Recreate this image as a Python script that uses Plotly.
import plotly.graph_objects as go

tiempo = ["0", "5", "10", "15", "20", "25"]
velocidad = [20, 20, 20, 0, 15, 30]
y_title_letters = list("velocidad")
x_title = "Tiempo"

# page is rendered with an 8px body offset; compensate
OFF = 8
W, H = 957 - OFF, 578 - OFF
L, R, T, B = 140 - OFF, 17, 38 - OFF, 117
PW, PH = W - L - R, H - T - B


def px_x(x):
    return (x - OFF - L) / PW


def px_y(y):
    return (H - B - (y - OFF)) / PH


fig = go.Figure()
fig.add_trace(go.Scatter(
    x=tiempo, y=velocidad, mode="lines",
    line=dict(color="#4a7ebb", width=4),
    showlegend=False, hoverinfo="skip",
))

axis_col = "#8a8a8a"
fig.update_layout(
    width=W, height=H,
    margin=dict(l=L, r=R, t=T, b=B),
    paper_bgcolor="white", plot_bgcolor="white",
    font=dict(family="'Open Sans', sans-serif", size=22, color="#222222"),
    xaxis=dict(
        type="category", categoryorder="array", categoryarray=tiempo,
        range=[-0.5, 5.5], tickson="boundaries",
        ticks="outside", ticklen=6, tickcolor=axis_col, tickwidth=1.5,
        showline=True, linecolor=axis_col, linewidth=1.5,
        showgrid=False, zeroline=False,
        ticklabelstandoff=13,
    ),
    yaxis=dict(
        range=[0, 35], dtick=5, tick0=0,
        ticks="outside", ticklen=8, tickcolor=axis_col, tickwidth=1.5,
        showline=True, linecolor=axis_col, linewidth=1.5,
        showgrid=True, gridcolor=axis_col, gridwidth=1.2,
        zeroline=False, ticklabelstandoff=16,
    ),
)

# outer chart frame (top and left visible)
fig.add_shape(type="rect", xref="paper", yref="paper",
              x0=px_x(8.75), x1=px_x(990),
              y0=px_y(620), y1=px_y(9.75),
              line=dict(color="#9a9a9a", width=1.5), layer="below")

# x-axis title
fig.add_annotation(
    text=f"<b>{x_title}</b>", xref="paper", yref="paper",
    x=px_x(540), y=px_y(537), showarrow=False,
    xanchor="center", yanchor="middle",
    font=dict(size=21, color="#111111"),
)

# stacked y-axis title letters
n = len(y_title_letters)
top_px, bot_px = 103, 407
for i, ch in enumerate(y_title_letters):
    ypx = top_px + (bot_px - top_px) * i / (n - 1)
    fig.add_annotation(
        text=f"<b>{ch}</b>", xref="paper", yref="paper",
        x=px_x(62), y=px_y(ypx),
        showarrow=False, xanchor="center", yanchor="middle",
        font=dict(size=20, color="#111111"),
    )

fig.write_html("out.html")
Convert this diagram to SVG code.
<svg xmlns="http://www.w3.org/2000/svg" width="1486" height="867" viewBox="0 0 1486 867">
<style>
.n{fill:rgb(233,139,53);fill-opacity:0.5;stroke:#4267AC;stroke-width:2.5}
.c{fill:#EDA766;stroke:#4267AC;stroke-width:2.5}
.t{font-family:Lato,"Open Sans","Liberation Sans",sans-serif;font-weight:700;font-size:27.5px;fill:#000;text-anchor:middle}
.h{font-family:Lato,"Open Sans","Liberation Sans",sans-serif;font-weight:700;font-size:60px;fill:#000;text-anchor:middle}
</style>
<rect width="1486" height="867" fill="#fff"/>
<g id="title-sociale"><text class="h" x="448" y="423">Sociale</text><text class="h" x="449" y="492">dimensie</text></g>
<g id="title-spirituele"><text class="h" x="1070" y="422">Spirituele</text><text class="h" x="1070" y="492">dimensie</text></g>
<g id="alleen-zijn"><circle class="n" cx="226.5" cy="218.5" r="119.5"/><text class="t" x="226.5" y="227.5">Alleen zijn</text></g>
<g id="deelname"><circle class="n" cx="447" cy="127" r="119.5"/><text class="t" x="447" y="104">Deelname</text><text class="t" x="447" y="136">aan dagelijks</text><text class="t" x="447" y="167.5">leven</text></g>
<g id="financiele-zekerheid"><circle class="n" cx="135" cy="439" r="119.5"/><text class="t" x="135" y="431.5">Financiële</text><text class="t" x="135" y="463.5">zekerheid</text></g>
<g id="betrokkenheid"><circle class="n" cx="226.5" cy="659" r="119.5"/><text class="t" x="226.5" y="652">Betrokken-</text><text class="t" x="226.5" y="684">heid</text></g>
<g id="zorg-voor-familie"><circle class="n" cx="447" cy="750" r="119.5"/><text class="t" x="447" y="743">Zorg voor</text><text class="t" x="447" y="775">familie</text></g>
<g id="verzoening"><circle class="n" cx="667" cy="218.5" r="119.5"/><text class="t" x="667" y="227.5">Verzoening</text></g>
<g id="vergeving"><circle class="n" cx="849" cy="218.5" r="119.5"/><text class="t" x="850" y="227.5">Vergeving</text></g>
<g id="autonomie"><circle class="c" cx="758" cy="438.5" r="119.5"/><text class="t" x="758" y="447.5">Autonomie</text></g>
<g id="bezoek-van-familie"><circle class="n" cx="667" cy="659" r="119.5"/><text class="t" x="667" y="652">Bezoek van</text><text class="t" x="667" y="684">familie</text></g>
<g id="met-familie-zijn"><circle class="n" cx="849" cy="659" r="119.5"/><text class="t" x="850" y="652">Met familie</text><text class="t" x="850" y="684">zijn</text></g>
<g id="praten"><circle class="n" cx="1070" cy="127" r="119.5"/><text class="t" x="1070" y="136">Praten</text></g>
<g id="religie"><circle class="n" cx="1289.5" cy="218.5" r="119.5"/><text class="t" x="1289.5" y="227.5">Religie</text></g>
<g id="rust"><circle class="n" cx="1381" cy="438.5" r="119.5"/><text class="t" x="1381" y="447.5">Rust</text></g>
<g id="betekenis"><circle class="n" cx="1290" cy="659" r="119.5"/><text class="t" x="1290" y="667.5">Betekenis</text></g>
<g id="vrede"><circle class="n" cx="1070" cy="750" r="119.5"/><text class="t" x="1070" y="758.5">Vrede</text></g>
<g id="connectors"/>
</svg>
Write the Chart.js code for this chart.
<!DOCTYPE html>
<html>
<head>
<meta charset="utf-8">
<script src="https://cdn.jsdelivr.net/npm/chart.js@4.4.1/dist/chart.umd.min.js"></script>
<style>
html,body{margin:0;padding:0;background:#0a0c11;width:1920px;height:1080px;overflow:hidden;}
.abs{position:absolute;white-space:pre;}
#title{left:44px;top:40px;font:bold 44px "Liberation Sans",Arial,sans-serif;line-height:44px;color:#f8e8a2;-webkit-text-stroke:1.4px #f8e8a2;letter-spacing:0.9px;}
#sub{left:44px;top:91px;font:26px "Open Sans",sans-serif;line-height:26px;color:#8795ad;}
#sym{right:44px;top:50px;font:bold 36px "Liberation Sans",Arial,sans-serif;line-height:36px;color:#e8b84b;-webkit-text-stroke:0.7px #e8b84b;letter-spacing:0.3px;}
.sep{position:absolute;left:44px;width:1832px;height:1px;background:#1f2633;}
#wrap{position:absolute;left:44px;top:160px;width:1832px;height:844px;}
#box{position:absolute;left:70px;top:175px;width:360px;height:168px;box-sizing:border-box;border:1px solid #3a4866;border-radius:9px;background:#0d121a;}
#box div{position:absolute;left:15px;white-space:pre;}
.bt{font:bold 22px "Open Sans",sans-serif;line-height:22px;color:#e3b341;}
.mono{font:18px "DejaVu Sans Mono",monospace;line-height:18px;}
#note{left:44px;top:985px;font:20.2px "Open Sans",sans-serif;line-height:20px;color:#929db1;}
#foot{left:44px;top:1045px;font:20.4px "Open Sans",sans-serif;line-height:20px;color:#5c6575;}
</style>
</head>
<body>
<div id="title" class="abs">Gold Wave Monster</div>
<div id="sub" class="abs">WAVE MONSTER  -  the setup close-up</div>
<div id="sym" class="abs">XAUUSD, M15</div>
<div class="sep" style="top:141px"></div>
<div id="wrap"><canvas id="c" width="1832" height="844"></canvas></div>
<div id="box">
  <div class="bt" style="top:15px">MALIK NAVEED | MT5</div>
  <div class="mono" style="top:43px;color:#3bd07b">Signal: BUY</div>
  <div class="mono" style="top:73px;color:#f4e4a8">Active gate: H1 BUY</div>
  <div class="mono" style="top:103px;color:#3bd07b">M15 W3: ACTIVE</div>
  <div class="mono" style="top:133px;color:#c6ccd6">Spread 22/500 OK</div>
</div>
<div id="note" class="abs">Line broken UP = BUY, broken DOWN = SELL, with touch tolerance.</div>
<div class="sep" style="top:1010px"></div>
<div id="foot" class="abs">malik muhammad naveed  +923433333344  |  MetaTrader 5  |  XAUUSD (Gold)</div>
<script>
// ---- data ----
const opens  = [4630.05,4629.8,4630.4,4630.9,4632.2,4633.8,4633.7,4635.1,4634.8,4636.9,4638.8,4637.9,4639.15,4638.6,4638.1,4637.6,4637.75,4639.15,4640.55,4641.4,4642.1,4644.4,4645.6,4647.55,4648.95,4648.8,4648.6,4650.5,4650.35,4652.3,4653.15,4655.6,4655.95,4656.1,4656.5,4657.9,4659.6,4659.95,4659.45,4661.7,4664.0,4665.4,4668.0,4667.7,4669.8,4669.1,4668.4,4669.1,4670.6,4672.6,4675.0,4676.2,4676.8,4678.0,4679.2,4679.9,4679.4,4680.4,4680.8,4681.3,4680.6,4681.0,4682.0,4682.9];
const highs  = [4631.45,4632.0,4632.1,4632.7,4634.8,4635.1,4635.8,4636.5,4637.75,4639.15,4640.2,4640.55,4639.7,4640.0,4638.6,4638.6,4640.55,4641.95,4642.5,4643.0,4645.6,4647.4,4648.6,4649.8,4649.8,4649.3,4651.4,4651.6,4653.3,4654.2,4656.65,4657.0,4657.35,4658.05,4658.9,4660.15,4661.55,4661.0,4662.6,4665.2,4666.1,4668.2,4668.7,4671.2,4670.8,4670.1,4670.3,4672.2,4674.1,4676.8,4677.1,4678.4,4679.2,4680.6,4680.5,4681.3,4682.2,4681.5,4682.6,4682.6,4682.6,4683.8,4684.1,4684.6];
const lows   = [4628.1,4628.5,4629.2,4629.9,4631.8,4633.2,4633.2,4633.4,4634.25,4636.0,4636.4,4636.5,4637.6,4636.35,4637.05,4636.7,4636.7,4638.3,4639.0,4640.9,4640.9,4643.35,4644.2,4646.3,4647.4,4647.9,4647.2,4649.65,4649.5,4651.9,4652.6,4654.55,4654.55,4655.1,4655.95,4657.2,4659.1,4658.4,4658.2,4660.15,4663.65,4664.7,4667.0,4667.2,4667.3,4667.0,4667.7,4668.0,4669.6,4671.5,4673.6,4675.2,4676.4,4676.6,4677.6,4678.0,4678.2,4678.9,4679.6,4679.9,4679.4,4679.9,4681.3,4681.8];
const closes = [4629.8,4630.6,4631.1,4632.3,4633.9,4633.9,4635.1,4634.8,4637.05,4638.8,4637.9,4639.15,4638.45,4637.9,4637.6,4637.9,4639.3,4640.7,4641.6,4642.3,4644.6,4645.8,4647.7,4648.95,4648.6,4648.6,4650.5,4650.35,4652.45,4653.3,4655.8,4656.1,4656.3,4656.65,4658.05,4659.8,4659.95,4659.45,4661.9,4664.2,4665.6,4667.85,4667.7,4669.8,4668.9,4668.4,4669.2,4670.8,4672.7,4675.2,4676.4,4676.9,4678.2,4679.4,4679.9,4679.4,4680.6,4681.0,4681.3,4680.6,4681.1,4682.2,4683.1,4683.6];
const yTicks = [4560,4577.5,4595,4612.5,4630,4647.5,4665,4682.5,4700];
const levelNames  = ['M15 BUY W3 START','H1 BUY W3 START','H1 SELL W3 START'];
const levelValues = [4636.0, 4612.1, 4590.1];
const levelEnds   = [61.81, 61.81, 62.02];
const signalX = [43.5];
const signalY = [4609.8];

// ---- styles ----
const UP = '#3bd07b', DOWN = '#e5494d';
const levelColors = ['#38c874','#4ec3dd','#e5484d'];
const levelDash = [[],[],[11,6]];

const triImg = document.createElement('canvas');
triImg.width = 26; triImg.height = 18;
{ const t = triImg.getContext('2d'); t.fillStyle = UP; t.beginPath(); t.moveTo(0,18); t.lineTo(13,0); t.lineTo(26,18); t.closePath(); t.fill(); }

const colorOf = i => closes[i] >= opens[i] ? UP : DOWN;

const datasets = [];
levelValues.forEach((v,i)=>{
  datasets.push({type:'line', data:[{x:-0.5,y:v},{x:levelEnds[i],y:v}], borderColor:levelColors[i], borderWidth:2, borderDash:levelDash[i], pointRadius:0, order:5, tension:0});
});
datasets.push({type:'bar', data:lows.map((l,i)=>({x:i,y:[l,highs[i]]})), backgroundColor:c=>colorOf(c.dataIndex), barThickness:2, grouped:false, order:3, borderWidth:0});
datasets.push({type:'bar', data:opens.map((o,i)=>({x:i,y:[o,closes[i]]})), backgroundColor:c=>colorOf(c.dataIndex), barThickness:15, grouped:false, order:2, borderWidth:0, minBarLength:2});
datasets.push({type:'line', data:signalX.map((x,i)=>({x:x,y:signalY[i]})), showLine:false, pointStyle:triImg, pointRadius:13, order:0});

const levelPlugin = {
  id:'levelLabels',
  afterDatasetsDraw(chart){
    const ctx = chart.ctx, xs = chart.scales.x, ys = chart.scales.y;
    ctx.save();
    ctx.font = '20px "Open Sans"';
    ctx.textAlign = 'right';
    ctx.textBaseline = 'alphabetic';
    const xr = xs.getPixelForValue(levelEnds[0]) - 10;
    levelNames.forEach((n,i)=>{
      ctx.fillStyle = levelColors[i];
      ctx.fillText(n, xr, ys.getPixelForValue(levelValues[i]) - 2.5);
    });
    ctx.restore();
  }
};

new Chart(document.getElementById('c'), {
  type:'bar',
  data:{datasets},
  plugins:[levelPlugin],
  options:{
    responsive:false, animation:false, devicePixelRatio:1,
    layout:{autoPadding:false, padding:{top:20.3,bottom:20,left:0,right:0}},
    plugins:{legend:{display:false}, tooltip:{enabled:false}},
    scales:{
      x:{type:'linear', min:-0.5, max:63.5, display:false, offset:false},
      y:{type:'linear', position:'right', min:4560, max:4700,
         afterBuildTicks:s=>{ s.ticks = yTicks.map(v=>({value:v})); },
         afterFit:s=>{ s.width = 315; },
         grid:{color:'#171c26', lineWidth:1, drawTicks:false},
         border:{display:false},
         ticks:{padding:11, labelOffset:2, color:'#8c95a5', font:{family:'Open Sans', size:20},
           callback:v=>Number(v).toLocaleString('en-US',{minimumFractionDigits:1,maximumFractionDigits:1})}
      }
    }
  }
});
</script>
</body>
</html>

WHAT THE TASK ASKS: Find every line in the records above that contains the word "code", and copy each one.

IN RESPONSE:
Convert this diagram to SVG code.
Write the Chart.js code for this chart.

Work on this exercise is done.